This post is going to be broken up into a couple of parts, this first part is going to examine the situation of life challenges and how they can lead to a situation that paralyzes us and why.
At some point in your life, you will be confronted with a major challenge that will bring you to a screeching halt and leave you in a situation where you feel paralyzed and unable to find a way to move forward.
An assault on your core values
These situations have the power to bring you to your knees (either physically or metaphorically) because they are either an assault on your core values or beliefs to such an extent that our very existence seems challenged, or they create a conflict between your core values and beliefs.
In either case, the situation demands decisions, and often decisions that you are unaccustomed to making or a choice between multiple options each of which may have uncertain or less than optimal outcomes. The need for these decisions can lead you into a psychological condition called decision paralysis or analysis paralysis.
What is decision or analysis paralysis?
There are a wide range of descriptions of decision or analysis paralysis but essentially it refers to a situation where your decision can be treated as over-complicated, with too many detailed options so that you cannot make a choice, rather than you trying something and changing if a major problem arises. You might be seeking the optimal or perfect solution upfront and fear making any decision which could lead to erroneous results, when on the way to a better solution.
The paralysis is caused by a number of common distortions in your thinking while you are contemplating a decision.
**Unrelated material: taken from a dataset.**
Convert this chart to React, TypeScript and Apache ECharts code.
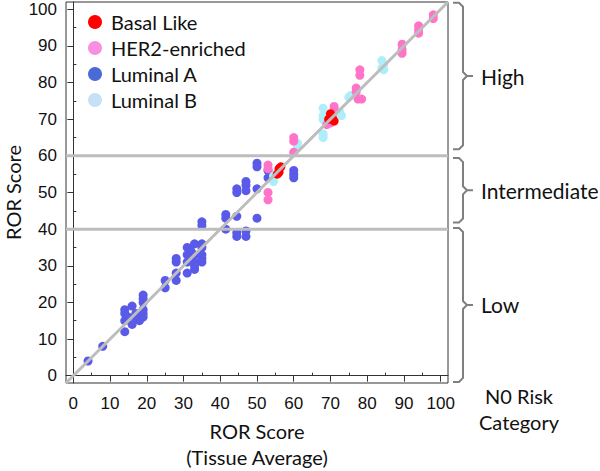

- All or nothing thinking – thinking in terms of absolutes
- Overgeneralization – using isolated examples to make wide generalizations
- Creating a mental filter – focusing on usually negative or upsetting aspects while ignoring positives
- Disqualifying positives – dismissing positives for arbitrary or ad hoc reasons
- Jumping to conclusions – drawing (usually negative) conclusions from little or no evidence
- Magnification – distorting aspects of the situation so that they do not correspond with objective reality by making them more significant than they really are
- Minimization – distorting aspects of the situation so that they do not correspond with objective reality by making them less significant than they really are
- Emotional Reasoning – making decisions based on intuition rather than objective rationale and evidence
- “should” statements – statements about the way things should or ought to be that ignore the situational reality
- Personalization – attributing personal blame or accountability for events over which you have no control
In the next part of this series we will continue to explore how you can really discover who you are when life throws crap at you, but for now
Can you identify any situations in your life where these thinking distortions have occurred? What did you do to overcome these distortions?